(Data for processing)
"""

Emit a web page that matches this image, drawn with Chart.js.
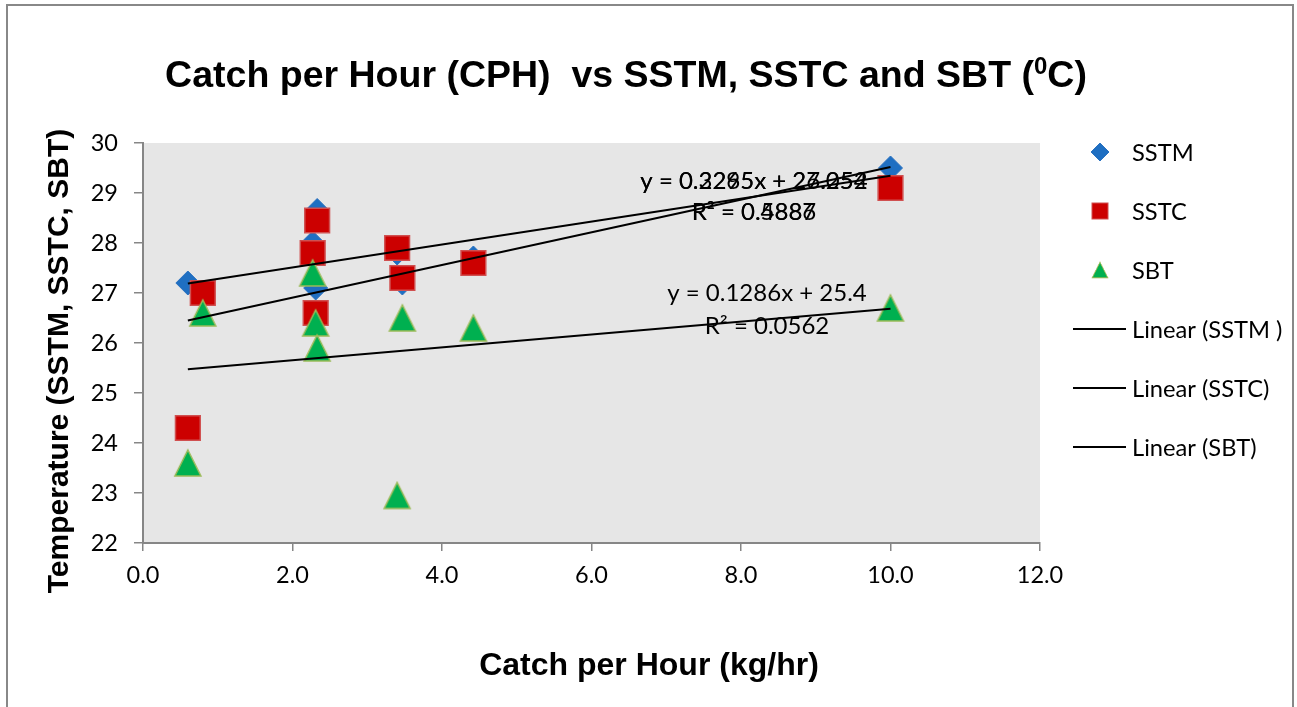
<!DOCTYPE html>
<html>
<head>
<meta charset="utf-8">
<script src="https://cdn.jsdelivr.net/npm/chart.js@4.4.0/dist/chart.umd.min.js"></script>
<style>
  html, body { margin: 0; padding: 0; background: #fff; }
  #wrap { width: 1297px; height: 707px; }
</style>
</head>
<body>
<div id="wrap"><canvas id="cphChart" width="1297" height="707"></canvas></div>
<script>
// === Data ===
const cph  = [0.6, 0.8, 2.27, 2.31, 2.33, 3.4, 3.47, 4.42, 10.0];
const sstm = [27.2, null, 28.0, 27.1, 28.65, 27.8, 27.2, 27.7, 29.5];
const sstc = [24.3, 27.0, 27.8, 26.6, 28.45, 27.9, 27.3, 27.6, 29.1];
const sbt  = [23.6, 26.6, 27.4, 26.4, 25.9, 22.95, 26.5, 26.3, 26.7];

const seriesNames = ['SSTM', 'SSTC', 'SBT'];
const trendNames = ['Linear (SSTM )', 'Linear (SSTC)', 'Linear (SBT)'];
const trendSlope = [0.2295, 0.3265, 0.1286];
const trendIntercept = [27.052, 26.254, 25.4];
const trendEq = ['y = 0.2295x + 27.052', 'y = 0.3265x + 26.254', 'y = 0.1286x + 25.4'];
const trendR2 = ['R² = 0.4886', 'R² = 0.5887', 'R² = 0.0562'];

const xTicks = [0, 2, 4, 6, 8, 10, 12];
const yTicks = [22, 23, 24, 25, 26, 27, 28, 29, 30];

const FONT = 'Lato, "Open Sans", sans-serif';
const BOLD = '"Liberation Sans", Arial, sans-serif';

// triangle marker (Excel style: as tall as wide)
function makeTriangle(size, fill, stroke) {
  const c = document.createElement('canvas');
  c.width = size + 4; c.height = size + 4;
  const g = c.getContext('2d');
  g.beginPath();
  g.moveTo(c.width / 2, 2);
  g.lineTo(c.width - 2, c.height - 2);
  g.lineTo(2, c.height - 2);
  g.closePath();
  g.fillStyle = fill; g.fill();
  g.lineWidth = 1.5; g.strokeStyle = stroke; g.stroke();
  return c;
}
const triBig = makeTriangle(26, '#00b050', '#9bbb59');

function pts(ys) {
  return cph.map((x, i) => ({ x: x, y: ys[i] })).filter(p => p.y !== null);
}
function trendPts(k) {
  const xs = cph.filter((x, i) => [sstm, sstc, sbt][k][i] !== null);
  const lo = Math.min(...xs), hi = Math.max(...xs);
  return [lo, hi].map(x => ({ x: x, y: trendSlope[k] * x + trendIntercept[k] }));
}

const markerStyles = [
  { pointStyle: 'rectRot', pointRadius: 12, backgroundColor: '#1f6fc2', borderColor: '#2b72c0', borderWidth: 1 },
  { pointStyle: 'rect', pointRadius: 17.5, backgroundColor: '#cc0000', borderColor: '#d05050', borderWidth: 1.5 },
  { pointStyle: triBig, pointRadius: 14, backgroundColor: '#00b050', borderColor: '#9bbb59', borderWidth: 1.5 }
];

const datasets = [];
[sstm, sstc, sbt].forEach((ys, k) => {
  datasets.push(Object.assign({
    type: 'scatter', label: seriesNames[k], data: pts(ys), order: 3 - k,
    pointHoverRadius: markerStyles[k].pointRadius
  }, markerStyles[k]));
});
[0, 1, 2].forEach(k => {
  datasets.push({
    type: 'line', label: trendNames[k], data: trendPts(k), order: 0,
    borderColor: '#000', borderWidth: 2, pointRadius: 0, fill: false, tension: 0
  });
});

// === Plugins for background, title, legend, trend labels ===
const decor = {
  id: 'decor',
  beforeDraw(chart) {
    const { ctx, chartArea: a } = chart;
    ctx.save();
    ctx.fillStyle = '#fff';
    ctx.fillRect(0, 0, chart.width, chart.height);
    ctx.strokeStyle = '#888'; ctx.lineWidth = 2;
    ctx.strokeRect(7, 5, 1286, 720);
    ctx.fillStyle = '#e6e6e6';
    ctx.fillRect(a.left, a.top, a.right - a.left, a.bottom - a.top);
    ctx.restore();
  },
  afterDatasetsDraw(chart) {
    const { ctx } = chart;
    ctx.save();
    ctx.fillStyle = '#000';
    ctx.textAlign = 'center';
    ctx.textBaseline = 'middle';
    ctx.font = '24px ' + FONT;
    // SSTM and SSTC labels sit on top of each other, as in the original
    ctx.fillText(trendEq[0], 754, 181);
    ctx.fillText(trendEq[1], 754, 181);
    ctx.fillText(trendR2[0], 754, 212);
    ctx.fillText(trendR2[1], 754, 212);
    ctx.fillText(trendEq[2], 767, 293);
    ctx.fillText(trendR2[2], 767, 326);
    ctx.restore();
  },
  afterDraw(chart) {
    const { ctx } = chart;
    ctx.save();
    ctx.fillStyle = '#000';
    // title with superscript 0
    const p1 = 'Catch per Hour (CPH)  vs SSTM, SSTC and SBT (', sup = '0', p2 = 'C)';
    ctx.font = 'bold 37.5px ' + BOLD;
    const w1 = ctx.measureText(p1).width, w3 = ctx.measureText(p2).width;
    ctx.font = 'bold 24px ' + BOLD;
    const w2 = ctx.measureText(sup).width;
    let x = 626 - (w1 + w2 + w3) / 2;
    ctx.textBaseline = 'alphabetic';
    ctx.textAlign = 'left';
    ctx.font = 'bold 37.5px ' + BOLD;
    ctx.fillText(p1, x, 87);
    ctx.font = 'bold 24px ' + BOLD;
    ctx.fillText(sup, x + w1, 74);
    ctx.font = 'bold 37.5px ' + BOLD;
    ctx.fillText(p2, x + w1 + w2, 87);

    // axis titles
    ctx.textAlign = 'center';
    ctx.font = 'bold 32px ' + BOLD;
    ctx.fillText('Catch per Hour (kg/hr)', 649, 675);
    ctx.translate(68, 361);
    ctx.rotate(-Math.PI / 2);
    ctx.font = 'bold 30px ' + BOLD;
    ctx.fillText('Temperature (SSTM, SSTC, SBT)', 0, 0);
    ctx.setTransform(1, 0, 0, 1, 0, 0);

    // legend
    ctx.textAlign = 'left';
    ctx.textBaseline = 'middle';
    ctx.font = '23.7px ' + FONT;
    const ds = chart.data.datasets;
    ds.forEach((d, i) => {
      const y = 152 + i * 59;
      if (d.type === 'scatter') {
        ctx.fillStyle = d.backgroundColor;
        ctx.strokeStyle = d.borderColor;
        ctx.lineWidth = 1;
        if (d.pointStyle === 'rectRot') {
          ctx.beginPath();
          ctx.moveTo(1100, y - 9); ctx.lineTo(1109, y); ctx.lineTo(1100, y + 9); ctx.lineTo(1091, y);
          ctx.closePath(); ctx.fill(); ctx.stroke();
        } else if (d.pointStyle === 'rect') {
          ctx.fillRect(1092, y - 8, 16, 16);
          ctx.strokeRect(1092, y - 8, 16, 16);
        } else {
          ctx.drawImage(d.pointStyle, 1091, y - 9, 18, 18);
        }
      } else {
        ctx.strokeStyle = d.borderColor;
        ctx.lineWidth = 2;
        ctx.beginPath();
        ctx.moveTo(1073, y); ctx.lineTo(1126, y);
        ctx.stroke();
      }
      ctx.fillStyle = '#000';
      ctx.fillText(d.label, 1132, y + 1);
    });
    ctx.restore();
  }
};

const axisGray = '#868686';
new Chart(document.getElementById('cphChart').getContext('2d'), {
  type: 'scatter',
  data: { datasets: datasets },
  options: {
    responsive: false,
    animation: false,
    events: [],
    layout: { padding: { left: 0, top: 143, right: 257, bottom: 0 } },
    plugins: { legend: { display: false }, tooltip: { enabled: false } },
    scales: {
      x: {
        type: 'linear', min: 0, max: 12,
        afterBuildTicks: s => { s.ticks = xTicks.map(v => ({ value: v })); },
        afterFit: s => { s.height = 707 - 543; },
        ticks: { callback: v => Number(v).toFixed(1), color: '#000', font: { family: FONT, size: 23.5 }, padding: 10, maxRotation: 0 },
        grid: { drawOnChartArea: false, tickLength: 8, color: axisGray, lineWidth: 1.5 },
        border: { color: axisGray, width: 2 }
      },
      y: {
        type: 'linear', min: 22, max: 30,
        afterBuildTicks: s => { s.ticks = yTicks.map(v => ({ value: v })); },
        afterFit: s => { s.width = 143; },
        ticks: { color: '#000', font: { family: FONT, size: 23.5 }, padding: 16 },
        grid: { drawOnChartArea: false, tickLength: 9, color: axisGray, lineWidth: 1.5 },
        border: { color: axisGray, width: 2 }
      }
    }
  },
  plugins: [decor]
});
</script>
</body>
</html>
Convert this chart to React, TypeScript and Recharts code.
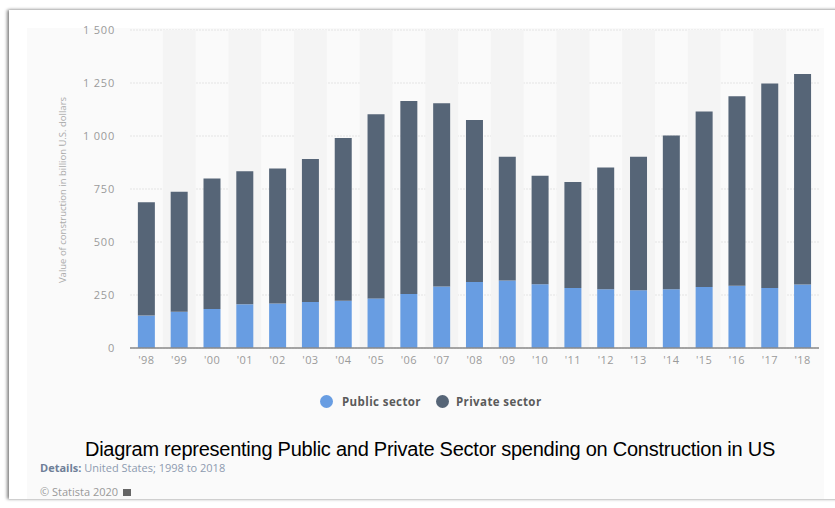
import React from "react";
import { BarChart, Bar, XAxis, YAxis, CartesianGrid, ReferenceArea } from "recharts";

const years = ["'98", "'99", "'00", "'01", "'02", "'03", "'04", "'05", "'06", "'07", "'08", "'09", "'10", "'11", "'12", "'13", "'14", "'15", "'16", "'17", "'18"];
const publicSector = [153, 171, 184, 206, 210, 217, 223, 234, 255, 290, 311, 318, 301, 283, 277, 272, 277, 288, 294, 283, 299];
const privateSector = [535, 566, 616, 628, 637, 674, 768, 869, 910, 865, 764, 584, 511, 500, 574, 630, 725, 827, 893, 965, 994];
const yTicks = [0, 250, 500, 750, 1000, 1250, 1500];
const seriesNames = ["Public sector", "Private sector"];

const PUBLIC_COLOR = "#689de2";
const PRIVATE_COLOR = "#566577";
const FONT = "'Open Sans', 'DejaVu Sans', sans-serif";

const data = years.map((year, i) => ({
  year,
  public: publicSector[i],
  private: privateSector[i],
}));

const fmt = (v: number) => String(v).replace(/\B(?=(\d{3})+(?!\d))/g, " ");

export default function App() {
  return (
    <div style={{ position: "absolute", left: 0, top: 0, width: 835, height: 508, background: "#fff", overflow: "hidden", fontFamily: FONT }}>
      {/* card */}
      <div
        style={{
          position: "absolute",
          left: 9,
          top: 10,
          width: 840,
          height: 489,
          background: "#fff",
          boxShadow: "-2px 0 3px rgba(0,0,0,0.45), 0 -1px 3px rgba(0,0,0,0.12)",
          overflow: "hidden",
        }}
      >
        <div style={{ position: "absolute", left: 18, top: 18, width: 797, height: 480, background: "#fafafa" }} />
      </div>

      <div style={{ position: "absolute", left: 0, top: 0 }}>
        <BarChart width={835} height={380} data={data} margin={{ top: 30, right: 16, left: 20, bottom: 2 }} barCategoryGap="24%">
          {years
            .filter((_, i) => i % 2 === 1)
            .map((y) => (
              <ReferenceArea key={y} x1={y} x2={y} y1={0} y2={1500} fill="#f4f4f4" fillOpacity={1} stroke="none" ifOverflow="visible" />
            ))}
          <CartesianGrid vertical={false} stroke="#e4e4e4" strokeDasharray="2 1" />
          <XAxis
            dataKey="year"
            height={30}
            axisLine={{ stroke: "#8a8a8a", strokeWidth: 1.5 }}
            tickLine={false}
            tickSize={0}
            tickMargin={8}
            interval={0}
            tick={{ fill: "#9a9a9a", fontSize: 11, fontFamily: FONT, letterSpacing: 0.4 }}
          />
          <YAxis
            width={110}
            domain={[0, 1500]}
            ticks={yTicks}
            axisLine={false}
            tickLine={false}
            tickSize={0}
            tickMargin={15}
            tickFormatter={fmt}
            tick={{ fill: "#9a9a9a", fontSize: 11, fontFamily: FONT, letterSpacing: 0.8 }}
          />
          <Bar dataKey="public" name={seriesNames[0]} stackId="a" fill={PUBLIC_COLOR} isAnimationActive={false} />
          <Bar dataKey="private" name={seriesNames[1]} stackId="a" fill={PRIVATE_COLOR} isAnimationActive={false} />
        </BarChart>
      </div>

      {/* y axis title */}
      <div
        style={{
          position: "absolute",
          left: 62,
          top: 190,
          transform: "translate(-50%, -50%) rotate(-90deg)",
          whiteSpace: "nowrap",
          fontSize: 9.5,
          color: "#ababab",
        }}
      >
        Value of construction in billion U.S. dollars
      </div>

      {/* legend */}
      <div style={{ position: "absolute", left: 320, top: 394, display: "flex", alignItems: "center", fontSize: 11.5, fontWeight: 700, color: "#5a5a5a", letterSpacing: 0.4 }}>
        <span style={{ width: 13, height: 13, borderRadius: "50%", background: PUBLIC_COLOR, display: "inline-block", marginRight: 9 }} />
        <span style={{ marginRight: 15 }}>{seriesNames[0]}</span>
        <span style={{ width: 13, height: 13, borderRadius: "50%", background: PRIVATE_COLOR, display: "inline-block", marginRight: 7 }} />
        <span>{seriesNames[1]}</span>
      </div>

      {/* caption */}
      <div style={{ position: "absolute", left: 0, top: 438, width: 860, textAlign: "center", fontFamily: "'Liberation Sans', sans-serif", fontSize: 20, letterSpacing: -0.25, color: "#000", whiteSpace: "nowrap" }}>
        Diagram representing Public and Private Sector spending on Construction in US
      </div>

      {/* details */}
      <div style={{ position: "absolute", left: 40, top: 460, fontSize: 11, color: "#8e9bb0", whiteSpace: "nowrap" }}>
        <b style={{ color: "#6f7f98" }}>Details:</b> United States; 1998 to 2018
      </div>
      <div style={{ position: "absolute", left: 40, top: 484, fontSize: 11, color: "#999", whiteSpace: "nowrap" }}>
        © Statista 2020{" "}
        <span style={{ display: "inline-block", width: 8, height: 7, background: "#666", marginLeft: 2 }} />
      </div>
    </div>
  );
}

"""

(Task instructions) Reproduce nothing but the lines from the one with "Convert this chart" to the one with "YAxis, CartesianGrid, ReferenceArea", both lines included, and keep every picture out of the copy.

(Final result)
Convert this chart to React, TypeScript and Recharts code.
import React from "react";
import { BarChart, Bar, XAxis, YAxis, CartesianGrid, ReferenceArea } from "recharts";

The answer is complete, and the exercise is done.